● **Written instruction**
Find the word "this" in the material below and gather every line that contains it.

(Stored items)
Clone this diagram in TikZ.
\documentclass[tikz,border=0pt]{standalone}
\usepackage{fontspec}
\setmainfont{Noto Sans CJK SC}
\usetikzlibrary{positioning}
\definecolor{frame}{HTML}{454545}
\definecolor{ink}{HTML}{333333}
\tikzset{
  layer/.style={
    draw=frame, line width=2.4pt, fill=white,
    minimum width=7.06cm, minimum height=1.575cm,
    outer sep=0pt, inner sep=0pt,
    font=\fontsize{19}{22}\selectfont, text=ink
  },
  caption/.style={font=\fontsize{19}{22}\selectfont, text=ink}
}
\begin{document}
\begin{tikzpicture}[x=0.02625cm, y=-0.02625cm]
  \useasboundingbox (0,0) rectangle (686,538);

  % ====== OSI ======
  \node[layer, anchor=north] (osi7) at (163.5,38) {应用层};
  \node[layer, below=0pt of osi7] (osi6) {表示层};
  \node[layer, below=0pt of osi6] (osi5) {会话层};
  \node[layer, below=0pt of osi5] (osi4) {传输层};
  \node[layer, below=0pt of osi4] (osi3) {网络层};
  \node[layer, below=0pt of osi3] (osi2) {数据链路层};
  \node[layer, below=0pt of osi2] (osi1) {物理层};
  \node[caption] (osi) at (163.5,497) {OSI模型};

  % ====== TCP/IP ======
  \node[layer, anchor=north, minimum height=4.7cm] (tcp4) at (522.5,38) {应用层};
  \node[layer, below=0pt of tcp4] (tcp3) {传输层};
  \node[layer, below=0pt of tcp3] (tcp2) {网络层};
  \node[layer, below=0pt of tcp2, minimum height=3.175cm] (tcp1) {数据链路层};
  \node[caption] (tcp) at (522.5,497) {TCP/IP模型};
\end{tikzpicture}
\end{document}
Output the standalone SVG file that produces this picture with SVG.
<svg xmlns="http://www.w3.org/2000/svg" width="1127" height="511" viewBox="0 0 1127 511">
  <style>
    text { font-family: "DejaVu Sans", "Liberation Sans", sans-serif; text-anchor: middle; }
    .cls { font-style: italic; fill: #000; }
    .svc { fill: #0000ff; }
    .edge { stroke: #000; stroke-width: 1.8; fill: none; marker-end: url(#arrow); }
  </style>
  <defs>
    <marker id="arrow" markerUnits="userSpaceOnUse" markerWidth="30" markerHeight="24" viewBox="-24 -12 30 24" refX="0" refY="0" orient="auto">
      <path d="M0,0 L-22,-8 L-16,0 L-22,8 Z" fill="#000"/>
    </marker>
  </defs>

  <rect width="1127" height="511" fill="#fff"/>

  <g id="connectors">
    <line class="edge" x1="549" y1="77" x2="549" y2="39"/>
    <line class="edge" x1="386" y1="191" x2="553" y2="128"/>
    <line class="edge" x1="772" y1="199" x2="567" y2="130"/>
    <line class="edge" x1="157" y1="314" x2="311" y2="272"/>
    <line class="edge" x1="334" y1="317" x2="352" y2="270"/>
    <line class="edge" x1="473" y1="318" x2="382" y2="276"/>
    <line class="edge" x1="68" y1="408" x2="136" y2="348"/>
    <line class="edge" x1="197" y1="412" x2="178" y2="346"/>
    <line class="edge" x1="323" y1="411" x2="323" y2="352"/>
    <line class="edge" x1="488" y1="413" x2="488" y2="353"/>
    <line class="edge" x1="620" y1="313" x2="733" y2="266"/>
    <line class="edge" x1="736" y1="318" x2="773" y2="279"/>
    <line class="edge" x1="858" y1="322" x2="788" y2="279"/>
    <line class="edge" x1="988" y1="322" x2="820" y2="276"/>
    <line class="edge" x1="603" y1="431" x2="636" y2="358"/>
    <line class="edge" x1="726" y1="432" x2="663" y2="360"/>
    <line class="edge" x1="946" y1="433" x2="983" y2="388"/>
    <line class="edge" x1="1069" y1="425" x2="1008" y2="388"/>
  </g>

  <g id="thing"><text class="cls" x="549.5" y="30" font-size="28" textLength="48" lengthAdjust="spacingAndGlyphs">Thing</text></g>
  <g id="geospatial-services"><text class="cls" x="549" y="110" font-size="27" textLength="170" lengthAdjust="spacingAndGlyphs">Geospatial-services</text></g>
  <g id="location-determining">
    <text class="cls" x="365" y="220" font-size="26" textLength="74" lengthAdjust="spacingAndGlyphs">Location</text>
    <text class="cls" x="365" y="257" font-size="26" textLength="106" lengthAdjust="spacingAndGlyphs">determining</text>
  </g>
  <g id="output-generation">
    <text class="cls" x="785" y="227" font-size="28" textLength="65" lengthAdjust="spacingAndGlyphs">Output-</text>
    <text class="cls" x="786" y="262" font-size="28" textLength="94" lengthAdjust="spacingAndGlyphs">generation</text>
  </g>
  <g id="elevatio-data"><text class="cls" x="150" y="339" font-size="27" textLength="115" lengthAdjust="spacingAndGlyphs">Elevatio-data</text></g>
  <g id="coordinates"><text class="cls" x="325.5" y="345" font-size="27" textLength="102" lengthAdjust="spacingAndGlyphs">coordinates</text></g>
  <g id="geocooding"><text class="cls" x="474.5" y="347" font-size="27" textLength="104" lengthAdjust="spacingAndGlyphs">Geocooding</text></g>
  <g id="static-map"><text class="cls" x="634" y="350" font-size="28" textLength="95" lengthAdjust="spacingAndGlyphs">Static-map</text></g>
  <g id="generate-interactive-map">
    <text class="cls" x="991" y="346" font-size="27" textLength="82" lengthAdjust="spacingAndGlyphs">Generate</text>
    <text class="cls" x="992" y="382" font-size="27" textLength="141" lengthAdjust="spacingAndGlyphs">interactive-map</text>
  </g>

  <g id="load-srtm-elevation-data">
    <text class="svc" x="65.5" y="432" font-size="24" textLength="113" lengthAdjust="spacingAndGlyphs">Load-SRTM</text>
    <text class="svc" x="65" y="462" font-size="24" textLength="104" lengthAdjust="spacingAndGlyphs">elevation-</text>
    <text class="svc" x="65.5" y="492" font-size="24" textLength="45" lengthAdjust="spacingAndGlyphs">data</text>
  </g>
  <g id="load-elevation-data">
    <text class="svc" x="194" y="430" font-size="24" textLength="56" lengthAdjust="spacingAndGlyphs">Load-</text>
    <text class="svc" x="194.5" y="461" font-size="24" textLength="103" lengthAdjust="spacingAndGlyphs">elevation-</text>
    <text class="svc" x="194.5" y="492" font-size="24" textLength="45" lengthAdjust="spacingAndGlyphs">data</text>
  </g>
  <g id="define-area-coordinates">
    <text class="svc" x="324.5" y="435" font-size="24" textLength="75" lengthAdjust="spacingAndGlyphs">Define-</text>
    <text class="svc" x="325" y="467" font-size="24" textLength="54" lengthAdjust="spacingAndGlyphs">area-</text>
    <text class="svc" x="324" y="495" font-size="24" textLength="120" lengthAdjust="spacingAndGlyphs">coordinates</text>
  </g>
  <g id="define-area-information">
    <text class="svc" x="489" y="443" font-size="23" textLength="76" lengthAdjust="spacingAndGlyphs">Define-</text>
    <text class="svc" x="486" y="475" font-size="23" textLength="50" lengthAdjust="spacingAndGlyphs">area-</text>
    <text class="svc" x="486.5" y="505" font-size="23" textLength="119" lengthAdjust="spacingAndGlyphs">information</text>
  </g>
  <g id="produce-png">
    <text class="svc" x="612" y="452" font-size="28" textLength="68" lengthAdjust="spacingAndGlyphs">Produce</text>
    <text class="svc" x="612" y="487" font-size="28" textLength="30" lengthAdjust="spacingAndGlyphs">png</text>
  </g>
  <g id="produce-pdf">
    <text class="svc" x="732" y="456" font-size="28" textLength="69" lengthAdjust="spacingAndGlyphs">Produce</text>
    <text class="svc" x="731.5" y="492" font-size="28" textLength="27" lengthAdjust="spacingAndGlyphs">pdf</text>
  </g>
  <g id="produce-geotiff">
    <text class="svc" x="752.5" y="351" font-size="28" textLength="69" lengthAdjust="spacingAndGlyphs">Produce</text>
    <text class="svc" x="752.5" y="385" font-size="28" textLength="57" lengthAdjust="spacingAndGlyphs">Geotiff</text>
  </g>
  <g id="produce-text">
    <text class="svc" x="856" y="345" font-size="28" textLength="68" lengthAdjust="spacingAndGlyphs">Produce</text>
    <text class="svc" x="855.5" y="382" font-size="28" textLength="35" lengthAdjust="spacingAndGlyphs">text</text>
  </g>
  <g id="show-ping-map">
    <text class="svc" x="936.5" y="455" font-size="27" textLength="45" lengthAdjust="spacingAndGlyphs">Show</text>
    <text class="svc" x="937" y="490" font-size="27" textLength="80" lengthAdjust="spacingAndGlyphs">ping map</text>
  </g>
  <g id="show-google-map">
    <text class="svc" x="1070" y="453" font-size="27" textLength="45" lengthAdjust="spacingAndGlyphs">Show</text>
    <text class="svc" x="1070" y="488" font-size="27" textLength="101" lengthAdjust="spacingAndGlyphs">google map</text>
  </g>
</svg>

● **Output of the task**
Clone this diagram in TikZ.
Output the standalone SVG file that produces this picture with SVG.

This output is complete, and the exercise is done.